In August 2010, Delaware enacted several amendments to the Delaware General Corporation Law (“DGCL”) in connection with nonstock corporations.  Prior to these 2010 amendments, the DGCL lacked a comprehensive approach to nonstock corporations.  Today, there are between 15,000 and 20,000 nonstock corporations registered in Delaware, many of which are not-for-profit corporations, organized to comply with Section 501(c)(3) of the Internal Revenue Code.  Additionally, many nonstock corporations registered in Delaware are “for-profit” business entities.
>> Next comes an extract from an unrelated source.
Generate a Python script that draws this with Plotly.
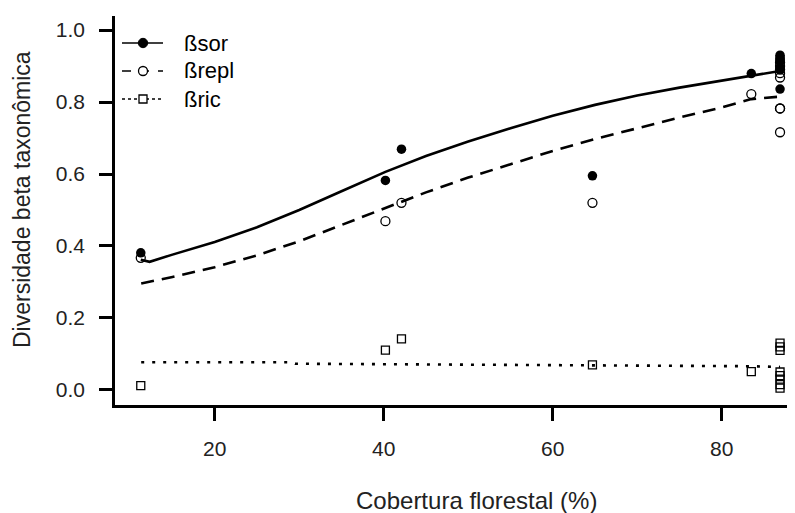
import plotly.graph_objects as go

# ---- data ----
cobertura = [11.25, 40.2, 42.1, 64.7, 83.5,
             86.9, 86.9, 86.9, 86.9, 86.9, 86.9, 86.9, 86.9]
b_sor = [0.381, 0.582, 0.669, 0.595, 0.879,
         0.836, 0.912, 0.892, 0.918, 0.920, 0.930, 0.895, 0.925]
b_repl = [0.367, 0.469, 0.520, 0.520, 0.822,
          0.716, 0.782, 0.782, 0.868, 0.880, 0.900, 0.890, 0.910]
b_ric = [0.012, 0.111, 0.142, 0.070, 0.051,
         0.120, 0.130, 0.110, 0.050, 0.040, 0.030, 0.005, 0.015]

fit_x_sor = [11.25, 12.3, 15.0, 20.0, 25.0, 30.0, 35.0, 40.2, 45.0, 50.0, 55.0,
             60.0, 65.0, 70.0, 75.0, 80.0, 83.5, 86.9]
fit_sor = [0.362, 0.356, 0.376, 0.411, 0.452, 0.500, 0.552, 0.606, 0.650, 0.690, 0.727,
           0.762, 0.792, 0.818, 0.840, 0.860, 0.873, 0.886]

fit_x_repl = [11.3, 15.0, 20.0, 25.0, 30.0, 35.0, 40.2, 45.0, 50.0, 55.0, 60.0,
              65.0, 70.0, 75.0, 80.0, 83.5, 86.9]
fit_repl = [0.296, 0.314, 0.341, 0.374, 0.413, 0.458, 0.505, 0.549, 0.590, 0.628, 0.664,
            0.697, 0.728, 0.757, 0.785, 0.808, 0.815]

fit_x_ric = [11.3, 29.0, 29.5, 64.7, 83.5, 86.9]
fit_ric = [0.077, 0.077, 0.073, 0.069, 0.066, 0.064]

legend_labels = ["ßsor", "ßrepl", "ßric"]
x_title = "Cobertura florestal (%)"
y_title = "Diversidade beta taxonômica"
y_ticks = [0.0, 0.2, 0.4, 0.6, 0.8, 1.0]
x_ticks = [20, 40, 60, 80]

FONT = "Liberation Sans, Arial, sans-serif"

# page body has an 8px margin: work in window pixels and convert
OFF = 8
FIG_W, FIG_H = 787, 505
PL, PT, PR, PB = 115, 16, 795, 405          # plot area in window pixels
PW, PH = PR - PL, PB - PT

def px(x):
    return (x - PL) / PW
def py(y):
    return (PB - y) / PH

fig = go.Figure()

# points
fig.add_trace(go.Scatter(x=cobertura, y=b_ric, mode="markers",
                         marker=dict(symbol="square-open", size=8, color="black",
                                     line=dict(width=1.3, color="black")),
                         showlegend=False))
fig.add_trace(go.Scatter(x=cobertura, y=b_repl, mode="markers",
                         marker=dict(symbol="circle-open", size=9, color="black",
                                     line=dict(width=1.3, color="black")),
                         showlegend=False))
fig.add_trace(go.Scatter(x=cobertura, y=b_sor, mode="markers",
                         marker=dict(symbol="circle", size=9.5, color="black"),
                         showlegend=False))

# fitted lines
fig.add_trace(go.Scatter(x=fit_x_sor, y=fit_sor, mode="lines",
                         line=dict(color="black", width=2.6),
                         showlegend=False))
fig.add_trace(go.Scatter(x=fit_x_repl, y=fit_repl, mode="lines",
                         line=dict(color="black", width=2.6, dash="13px,8px"),
                         showlegend=False))
fig.add_trace(go.Scatter(x=fit_x_ric, y=fit_ric, mode="lines",
                         line=dict(color="black", width=2.6, dash="3px,8px"),
                         showlegend=False))

# ---- manual legend (R style) ----
rows = [43, 71, 99]
dashes = ["solid", "dash", "dot"]
shapes = []
annotations = []
for i, (lab, ry) in enumerate(zip(legend_labels, rows)):
    shapes.append(dict(type="line", xref="paper", yref="paper",
                       x0=px(122), x1=px(163), y0=py(ry), y1=py(ry),
                       line=dict(color="black", width=1.4, dash=dashes[i])))
    common = dict(xref="paper", yref="paper", xsizemode="pixel", ysizemode="pixel",
                  xanchor=px(143), yanchor=py(ry))
    if i == 0:
        shapes.append(dict(type="circle", x0=-4.7, x1=4.7, y0=-4.7, y1=4.7,
                           fillcolor="black", line=dict(color="black", width=1), **common))
    elif i == 1:
        shapes.append(dict(type="circle", x0=-4.5, x1=4.5, y0=-4.5, y1=4.5,
                           fillcolor="white", line=dict(color="black", width=1.3), **common))
    else:
        shapes.append(dict(type="rect", x0=-4, x1=4, y0=-4, y1=4,
                           fillcolor="white", line=dict(color="black", width=1.3), **common))
    annotations.append(dict(text=lab, xref="paper", yref="paper",
                            x=px(182), y=py(ry), xanchor="left", yanchor="middle",
                            showarrow=False,
                            font=dict(family=FONT, size=22, color="black")))

# axis titles as annotations (positioned as in the reference)
annotations.append(dict(text=x_title, xref="paper", yref="paper",
                        x=px(476), y=py(500), xanchor="center", yanchor="middle",
                        showarrow=False, font=dict(family=FONT, size=24, color="#222")))
annotations.append(dict(text=y_title, xref="paper", yref="paper",
                        x=px(22), y=py(200), xanchor="center", yanchor="middle",
                        textangle=-90, showarrow=False,
                        font=dict(family=FONT, size=23, color="#222")))

fig.update_layout(
    width=FIG_W, height=FIG_H,
    margin=dict(l=PL - OFF, r=FIG_W - (PR - OFF), t=PT - OFF, b=FIG_H - (PB - OFF)),
    plot_bgcolor="white", paper_bgcolor="white",
    font=dict(family=FONT, size=21, color="#222"),
    shapes=shapes, annotations=annotations,
    xaxis=dict(range=[8.2, 88.67], tickvals=x_ticks, ticktext=[str(v) for v in x_ticks],
               showgrid=False, zeroline=False, showline=True, linecolor="black",
               linewidth=2.5, ticks="outside", ticklen=13, tickwidth=2.5,
               tickcolor="black", ticklabelstandoff=10,
               tickfont=dict(family=FONT, size=21, color="#222")),
    yaxis=dict(range=[-0.0417, 1.0389], tickvals=y_ticks,
               ticktext=[f"{v:.1f}" for v in y_ticks],
               showgrid=False, zeroline=False, showline=True, linecolor="black",
               linewidth=2.5, ticks="outside", ticklen=13, tickwidth=2.5,
               tickcolor="black", ticklabelstandoff=10,
               tickfont=dict(family=FONT, size=21, color="#222")),
)

fig.write_html("out.html")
As part of a comprehensive revision of the DGCL to clarify its applicability to nonstock corporations generally, Section 114 was added to the DGCL in August 2010 to provide further clarity of the rules governing nonstock corporations.  Notable revisions that have been made through these 2010 amendments are as follows:

  • The provisions of the DGCL that address stockholders and boards of directors shall also be equally applicable to the ‘‘members’’ and ‘‘governing bodies’’ of nonstock corporations.
  • Nonstock corporations are now required to have members pursuant to an amendment to Section 102 of the DGCL.  Further, the members are deemed to be whoever is entitled to vote for the election of the corporation’s governing body, if members are not provided for in the corporation’s bylaws of certificate of incorporation.
  • The inclusion of a savings clause in Section 102(a)(4), which provides that neither a nonstock corporation’s existence nor any of its actions will be invalidated by virtue of its failure to have members and where the certificate of incorporation and bylaws are silent regarding the requirements for membership, the persons who are entitled to elect the governing body will be deemed to be the nonstock corporation’s members. 
  • Members of a not-for-profit nonstock corporation cannot take an equity interest in the corporation.

These amendments will help provide guidance and clarity to the governance and management of nonstock corporations that are registered in Delaware, and should be considered by any entity or individual seeking to form a nonstock corporation in this state.